Number one, by far, is discrepancies between the informal description for human readers and the executable implementation. Put simply, the programs did not compute what the informal description said they should compute, or the informal description was incomplete, admitting more than one interpretation.
Number two is typos in numerical constants and in variable names. Since I can almost hear proponents of static typing saying “that’s what you deserve for using Python”, let me add that most typos in variable names would not have been caught by static type checking. If you have two integer loop indices
j, no type checker will complain when you interchange them by mistake.
Number three is off-by-one-or-two errors in loops and in array indices. If you have a complex formula involving lots of x[i], x[i+1], and x[i–1], it’s hard to avoid getting an index wrong occasionally. Unfortunately, array bounds checking does not catch all of these mistakes. Another interesting observation is that this type of mistake is just as likely in the informal description as in the code. Humans are apparently not very good at handling this kind of “detail”.
Is there anything we can do to reduce the risk of these types of mistakes? I’d say yes, but it’s not going to be easy.
Let’s start with what software engineering techniques could do to improve the situation. The main opportunity I see is for mistakes of the third kind. Index arithmetic could be eliminated altogether by abstracting it away. Most situations correspond to one of a handful of patterns, often called stencils, which could become functions or macros in a suitable domain-specific language. Another idea, applicable to legacy code, is to have code checking tools recognize stencils and small deviations from common stencils and point out potential mistakes - see this presentation at the recent 2nd Meeting on Testing and Verification for Computational Science.
Similar heuristic searches for potential mistakes could be applied to typos in variable names, though it is not sure that such reports would ultimately be useful. The real issue is the widespread use of short and similar variable names. A radical approach would be to ban them as part of a programming style guide, and have source code checkers flag violations of such a rule.

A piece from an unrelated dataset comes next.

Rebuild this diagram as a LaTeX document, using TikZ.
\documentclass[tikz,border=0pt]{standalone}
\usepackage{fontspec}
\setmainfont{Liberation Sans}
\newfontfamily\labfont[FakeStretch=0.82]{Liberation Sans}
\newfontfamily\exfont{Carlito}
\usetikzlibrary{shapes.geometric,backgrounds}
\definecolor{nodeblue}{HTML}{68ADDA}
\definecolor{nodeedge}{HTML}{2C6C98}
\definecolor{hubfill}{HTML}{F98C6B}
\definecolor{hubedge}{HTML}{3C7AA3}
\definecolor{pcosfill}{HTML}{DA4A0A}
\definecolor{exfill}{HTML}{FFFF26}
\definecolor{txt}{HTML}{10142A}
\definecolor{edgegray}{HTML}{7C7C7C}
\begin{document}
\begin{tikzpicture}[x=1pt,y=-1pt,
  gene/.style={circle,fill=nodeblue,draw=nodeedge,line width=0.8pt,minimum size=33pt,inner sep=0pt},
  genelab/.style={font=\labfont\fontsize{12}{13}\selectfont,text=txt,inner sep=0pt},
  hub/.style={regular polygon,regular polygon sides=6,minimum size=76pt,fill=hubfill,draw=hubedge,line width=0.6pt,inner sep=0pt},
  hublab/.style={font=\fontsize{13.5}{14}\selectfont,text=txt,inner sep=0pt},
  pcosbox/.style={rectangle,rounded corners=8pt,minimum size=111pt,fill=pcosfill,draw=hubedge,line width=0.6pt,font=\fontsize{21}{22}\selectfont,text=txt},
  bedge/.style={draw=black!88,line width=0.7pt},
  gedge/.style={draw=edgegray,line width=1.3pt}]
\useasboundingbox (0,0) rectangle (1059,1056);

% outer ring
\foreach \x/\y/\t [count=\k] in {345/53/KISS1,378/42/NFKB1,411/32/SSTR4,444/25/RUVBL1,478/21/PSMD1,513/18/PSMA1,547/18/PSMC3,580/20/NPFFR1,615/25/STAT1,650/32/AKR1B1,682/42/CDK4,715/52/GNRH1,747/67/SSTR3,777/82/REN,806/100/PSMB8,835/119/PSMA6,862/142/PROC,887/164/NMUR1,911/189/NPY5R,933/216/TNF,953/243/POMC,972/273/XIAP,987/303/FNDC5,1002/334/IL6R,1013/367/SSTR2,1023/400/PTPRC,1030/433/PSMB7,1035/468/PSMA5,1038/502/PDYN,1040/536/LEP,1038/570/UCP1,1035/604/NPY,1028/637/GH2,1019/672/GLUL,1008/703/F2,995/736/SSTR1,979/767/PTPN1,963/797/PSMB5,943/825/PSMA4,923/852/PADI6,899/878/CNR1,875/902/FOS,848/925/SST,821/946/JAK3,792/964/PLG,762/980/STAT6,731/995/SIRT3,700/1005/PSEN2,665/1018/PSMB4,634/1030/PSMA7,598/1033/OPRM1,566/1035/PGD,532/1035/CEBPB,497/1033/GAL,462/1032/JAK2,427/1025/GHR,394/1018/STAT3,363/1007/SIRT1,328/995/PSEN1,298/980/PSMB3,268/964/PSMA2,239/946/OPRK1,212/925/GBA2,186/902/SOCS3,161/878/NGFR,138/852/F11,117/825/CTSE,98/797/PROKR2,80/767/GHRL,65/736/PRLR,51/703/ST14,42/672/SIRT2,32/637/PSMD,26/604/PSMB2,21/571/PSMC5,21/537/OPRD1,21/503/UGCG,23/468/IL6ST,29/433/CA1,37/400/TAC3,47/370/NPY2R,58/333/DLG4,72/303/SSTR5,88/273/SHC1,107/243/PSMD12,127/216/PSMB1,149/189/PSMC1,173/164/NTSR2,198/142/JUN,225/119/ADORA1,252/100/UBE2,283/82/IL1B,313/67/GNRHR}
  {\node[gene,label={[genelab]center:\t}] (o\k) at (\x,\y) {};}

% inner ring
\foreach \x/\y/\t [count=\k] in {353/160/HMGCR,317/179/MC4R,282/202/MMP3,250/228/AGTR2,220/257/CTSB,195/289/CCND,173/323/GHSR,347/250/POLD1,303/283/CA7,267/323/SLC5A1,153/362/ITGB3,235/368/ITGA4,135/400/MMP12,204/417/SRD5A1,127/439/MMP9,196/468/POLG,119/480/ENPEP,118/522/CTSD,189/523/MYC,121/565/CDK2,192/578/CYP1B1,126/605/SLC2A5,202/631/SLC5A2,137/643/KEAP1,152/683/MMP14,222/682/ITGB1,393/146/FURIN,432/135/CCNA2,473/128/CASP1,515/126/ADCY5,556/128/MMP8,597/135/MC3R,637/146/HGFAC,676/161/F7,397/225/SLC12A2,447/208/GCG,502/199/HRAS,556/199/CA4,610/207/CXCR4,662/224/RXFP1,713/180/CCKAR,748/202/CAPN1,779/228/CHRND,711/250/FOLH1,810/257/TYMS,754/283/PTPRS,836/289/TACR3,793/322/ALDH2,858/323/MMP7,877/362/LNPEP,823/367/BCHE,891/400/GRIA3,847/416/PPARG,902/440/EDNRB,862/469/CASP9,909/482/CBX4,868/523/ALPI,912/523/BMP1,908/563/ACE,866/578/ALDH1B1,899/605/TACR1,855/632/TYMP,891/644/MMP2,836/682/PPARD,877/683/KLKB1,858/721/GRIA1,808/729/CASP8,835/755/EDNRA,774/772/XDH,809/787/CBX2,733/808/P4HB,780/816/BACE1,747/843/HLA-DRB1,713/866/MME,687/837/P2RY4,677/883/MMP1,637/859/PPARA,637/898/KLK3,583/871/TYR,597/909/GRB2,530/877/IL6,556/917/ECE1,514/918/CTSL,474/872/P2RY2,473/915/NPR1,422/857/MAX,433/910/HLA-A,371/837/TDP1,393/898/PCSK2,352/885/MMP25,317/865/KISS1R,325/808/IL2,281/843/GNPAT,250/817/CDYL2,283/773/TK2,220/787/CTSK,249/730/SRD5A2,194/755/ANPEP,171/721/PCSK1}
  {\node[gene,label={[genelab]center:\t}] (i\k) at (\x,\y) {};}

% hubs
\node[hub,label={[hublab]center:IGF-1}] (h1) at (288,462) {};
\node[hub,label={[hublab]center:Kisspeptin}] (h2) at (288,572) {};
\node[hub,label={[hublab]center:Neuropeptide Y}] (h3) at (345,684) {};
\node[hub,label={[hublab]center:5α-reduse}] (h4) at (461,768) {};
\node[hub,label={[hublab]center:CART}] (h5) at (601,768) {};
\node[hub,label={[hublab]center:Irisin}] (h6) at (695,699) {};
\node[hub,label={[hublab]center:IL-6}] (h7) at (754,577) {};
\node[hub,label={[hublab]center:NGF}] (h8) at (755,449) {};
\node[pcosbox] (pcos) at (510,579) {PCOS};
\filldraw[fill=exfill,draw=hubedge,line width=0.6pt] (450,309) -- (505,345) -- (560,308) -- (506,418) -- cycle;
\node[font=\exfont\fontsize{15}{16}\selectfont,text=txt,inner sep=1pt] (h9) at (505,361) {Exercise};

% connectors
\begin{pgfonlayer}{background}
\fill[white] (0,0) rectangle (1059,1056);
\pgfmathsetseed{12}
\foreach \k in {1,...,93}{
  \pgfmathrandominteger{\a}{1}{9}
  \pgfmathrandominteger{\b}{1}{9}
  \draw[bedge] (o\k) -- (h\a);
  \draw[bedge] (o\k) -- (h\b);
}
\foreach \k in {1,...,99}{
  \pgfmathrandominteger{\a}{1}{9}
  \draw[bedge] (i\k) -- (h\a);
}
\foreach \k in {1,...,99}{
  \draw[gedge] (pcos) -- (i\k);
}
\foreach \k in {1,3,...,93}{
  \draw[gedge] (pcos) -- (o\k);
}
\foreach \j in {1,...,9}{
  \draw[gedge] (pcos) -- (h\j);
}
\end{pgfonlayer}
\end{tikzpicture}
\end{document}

For the main source of mistakes, discrepancies between informal specification and implementation, software engineering approaches are totally hopeless in my opinion. After all, the programs are perfectly reasonable and consistent, they merely solve a problem that is different from the one they were written to solve. Given the current state of technology, the comparison between the two problem decriptions can only be done by human proofreading, as long as at least one problem description is informal. I suspect the best approach we have today is exactly what I described above - develop two independent implementations and compare.
In the long run, we can work on reducing the gap between informal descriptions (papers, software documentations) and executable implementations. I vaguely remember hearing about people exploring the possibility of turning informal descriptions into formal specifications by natural language processing - if anyone has a reference, please leave a comment! But I am rather skeptical of this approach, and therefore I prefer to let humans make the move towards formal specifications. The human-computer interface for such specifications is what I call digital scientific notations, and I am currently working on developing such a notation for my corner of science, which is computational physics and chemistry.
Finally, let me point out that my experiments and their conclusion apply only to research code in the strict sense, i.e. code that was written to compute a result that is a priori unknown. Referring to my earlier post on software collapse, this is the fourth and project-specific layer of scientific software. When writing libraries and software tools that implement established methods for wider use, the situation is different because testing can be used much more effectively.